My main concern is just that `merge-tree` remain a low-level tool and
have machine-parseable output.  I was a little worried that both you
and Dscho wanted everything on stdout rather than in separate files,
as the <Informational messages> part of the output is rather
free-form.  But since it's at the end, and has a machine-parseable
beginning, it can just be slurped in and we're all good.  The diff
output raises my eyebrow because I'm worried we're losing this
property.  If there are clear usecases for adding more output, and we
can do so without losing this machine-parseable property, I don't have
a problem with adding an option for it.

One analogy we might use here is that `git merge` provides a diffstat
at the end.  What you're asking is more than a diffstat, but might be
considered similar-ish in nature.

> The reason is
> that I think in many cases when there are conflicts, the conflicts
> will be small and the user will want to see them.

I'm a little worried about the assumption here that conflict size is
measurable and visible via diffs.  That might be true in some cases,
but a UI written with that assumption is going to be very confusing
when hitting cases where that assumption does not hold.  For example:

  * What if there is a binary file conflict, or a modify/delete or
rename/delete conflict, or failed-to-merge submodule conflict, or a
file location conflict? (For these, there is no diff relative to the
first parent and hence this conflict would have no diff output for
it)?
  * What if there was a simple file/directory conflict?  A diff would
show a rename (even when neither side did any renames), but not any
conflict markers.
  * What if there was a rename/rename conflict (both sides renamed
same file differently) or a distinct types conflict?  The former
results in three different conflicting files, none of them with
conflict markers, while the latter results in two different
conflicting files both without conflict markers?  Showing individual
per-file diffs totally loses all context here -- it'll show no-diff
for one of the files, and totally new additions for the ones.

Such a problem statement just seems fraught with edge cases to me, and
suggests that the problem statement might be in need of revisiting.
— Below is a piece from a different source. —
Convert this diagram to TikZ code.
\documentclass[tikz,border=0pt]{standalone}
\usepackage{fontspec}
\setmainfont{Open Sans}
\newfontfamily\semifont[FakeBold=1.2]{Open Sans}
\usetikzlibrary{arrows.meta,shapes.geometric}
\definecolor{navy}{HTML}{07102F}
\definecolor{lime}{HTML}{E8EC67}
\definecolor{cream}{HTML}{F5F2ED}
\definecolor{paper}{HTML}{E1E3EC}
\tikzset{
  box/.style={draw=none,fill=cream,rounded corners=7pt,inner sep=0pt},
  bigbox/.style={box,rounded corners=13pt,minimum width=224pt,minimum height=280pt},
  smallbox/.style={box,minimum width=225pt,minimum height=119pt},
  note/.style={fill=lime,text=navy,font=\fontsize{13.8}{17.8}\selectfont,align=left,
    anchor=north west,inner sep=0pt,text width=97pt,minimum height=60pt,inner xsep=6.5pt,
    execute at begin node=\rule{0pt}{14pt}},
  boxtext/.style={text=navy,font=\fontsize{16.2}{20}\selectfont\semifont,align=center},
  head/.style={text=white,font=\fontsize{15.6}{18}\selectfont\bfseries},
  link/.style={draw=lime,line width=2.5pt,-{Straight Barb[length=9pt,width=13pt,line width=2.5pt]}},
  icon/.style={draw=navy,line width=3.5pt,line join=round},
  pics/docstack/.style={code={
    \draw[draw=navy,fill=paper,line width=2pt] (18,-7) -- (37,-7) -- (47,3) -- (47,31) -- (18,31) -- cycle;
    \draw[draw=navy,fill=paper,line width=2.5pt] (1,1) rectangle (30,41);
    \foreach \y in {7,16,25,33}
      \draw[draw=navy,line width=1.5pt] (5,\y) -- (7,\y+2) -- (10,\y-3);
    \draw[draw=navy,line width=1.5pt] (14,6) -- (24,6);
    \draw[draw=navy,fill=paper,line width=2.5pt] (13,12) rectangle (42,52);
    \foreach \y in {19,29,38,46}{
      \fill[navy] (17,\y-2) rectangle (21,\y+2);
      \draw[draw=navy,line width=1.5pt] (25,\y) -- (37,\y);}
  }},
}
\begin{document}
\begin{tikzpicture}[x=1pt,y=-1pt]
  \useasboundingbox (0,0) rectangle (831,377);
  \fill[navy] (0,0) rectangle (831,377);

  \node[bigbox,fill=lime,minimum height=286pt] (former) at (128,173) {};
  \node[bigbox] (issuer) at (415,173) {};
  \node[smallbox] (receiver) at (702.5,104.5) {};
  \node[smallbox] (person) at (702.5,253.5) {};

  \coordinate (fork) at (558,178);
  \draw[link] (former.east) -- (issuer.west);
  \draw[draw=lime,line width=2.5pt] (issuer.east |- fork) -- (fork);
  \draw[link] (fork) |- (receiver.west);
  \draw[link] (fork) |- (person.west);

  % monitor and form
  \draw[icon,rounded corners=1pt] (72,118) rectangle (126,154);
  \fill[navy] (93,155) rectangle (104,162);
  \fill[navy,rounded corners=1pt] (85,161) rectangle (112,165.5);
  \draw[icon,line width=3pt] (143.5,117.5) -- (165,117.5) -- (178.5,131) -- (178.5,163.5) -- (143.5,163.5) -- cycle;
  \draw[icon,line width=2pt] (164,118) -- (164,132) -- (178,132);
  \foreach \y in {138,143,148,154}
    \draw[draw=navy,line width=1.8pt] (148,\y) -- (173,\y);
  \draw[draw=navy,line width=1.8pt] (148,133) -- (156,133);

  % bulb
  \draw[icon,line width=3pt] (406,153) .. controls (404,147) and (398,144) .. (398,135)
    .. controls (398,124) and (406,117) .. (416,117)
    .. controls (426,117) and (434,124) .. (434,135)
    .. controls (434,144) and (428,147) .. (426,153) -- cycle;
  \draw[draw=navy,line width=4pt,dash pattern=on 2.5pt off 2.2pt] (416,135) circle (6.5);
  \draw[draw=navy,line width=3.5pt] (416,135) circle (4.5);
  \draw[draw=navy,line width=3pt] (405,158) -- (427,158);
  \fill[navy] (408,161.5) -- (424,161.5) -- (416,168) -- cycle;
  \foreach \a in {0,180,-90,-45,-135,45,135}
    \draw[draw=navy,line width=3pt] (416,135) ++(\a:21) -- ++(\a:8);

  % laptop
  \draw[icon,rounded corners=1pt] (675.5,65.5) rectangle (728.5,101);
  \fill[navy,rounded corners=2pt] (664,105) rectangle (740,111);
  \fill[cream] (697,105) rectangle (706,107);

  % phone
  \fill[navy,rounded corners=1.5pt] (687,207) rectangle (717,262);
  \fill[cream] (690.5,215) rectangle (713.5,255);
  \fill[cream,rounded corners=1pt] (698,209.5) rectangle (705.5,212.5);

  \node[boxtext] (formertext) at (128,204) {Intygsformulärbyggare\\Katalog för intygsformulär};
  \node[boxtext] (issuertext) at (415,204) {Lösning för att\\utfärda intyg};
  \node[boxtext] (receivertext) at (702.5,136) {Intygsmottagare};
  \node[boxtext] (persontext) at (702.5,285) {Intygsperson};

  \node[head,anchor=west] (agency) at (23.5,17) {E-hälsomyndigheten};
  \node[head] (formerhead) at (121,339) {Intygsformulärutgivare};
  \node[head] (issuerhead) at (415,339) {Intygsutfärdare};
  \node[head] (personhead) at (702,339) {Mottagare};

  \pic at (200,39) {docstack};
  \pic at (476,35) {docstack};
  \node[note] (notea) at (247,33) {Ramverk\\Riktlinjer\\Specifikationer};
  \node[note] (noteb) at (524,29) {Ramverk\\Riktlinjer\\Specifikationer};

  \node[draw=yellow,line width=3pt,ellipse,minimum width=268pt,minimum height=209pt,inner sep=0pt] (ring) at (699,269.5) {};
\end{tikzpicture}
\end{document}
Don't read this as me closing the door on the possibility of diffs;
I'm not trying to do that.  I'm listing my misgivings about how I
think they might be used (i.e. be careful if you're headed down this
path as you might be digging yourself a never-ending support hole).
You can also think of my comments as feedback to consider and address
when you propose a future feature addition for adding diffs.  If/when
you propose such a feature, we'd probably be able to dive more into
specifics and usecases at that time, which may or may not circumvent
my concerns.

> So it would be
> simpler to just have an option to show any conflict right away, rather
> than have the user launch another command (a diff-tree against which
> tree and with which options?).

Um, this part I'm not sure I get.  I thought the reason for the diffs
was performance -- you knew you wanted the diffs, and you wanted it
done as part of the same process.  But why would this be simpler?
Your patch series included three different diffs, and the emails you
pointed me at suggested all kinds of configurability.  That suggests
the merge-tree command would have to take the exact same options the
user would supply to diff, and thus would have to be told all the same
options, right?  I don't see how this removes any complexity at all
for the user.

Unless...is the request in some way similar to merge's diffstat where
there is always a very specific type of diff that is wanted and you
aren't envisioning much flexibility in what kind of diff or what to
diff against -- is that where the simplification comes from?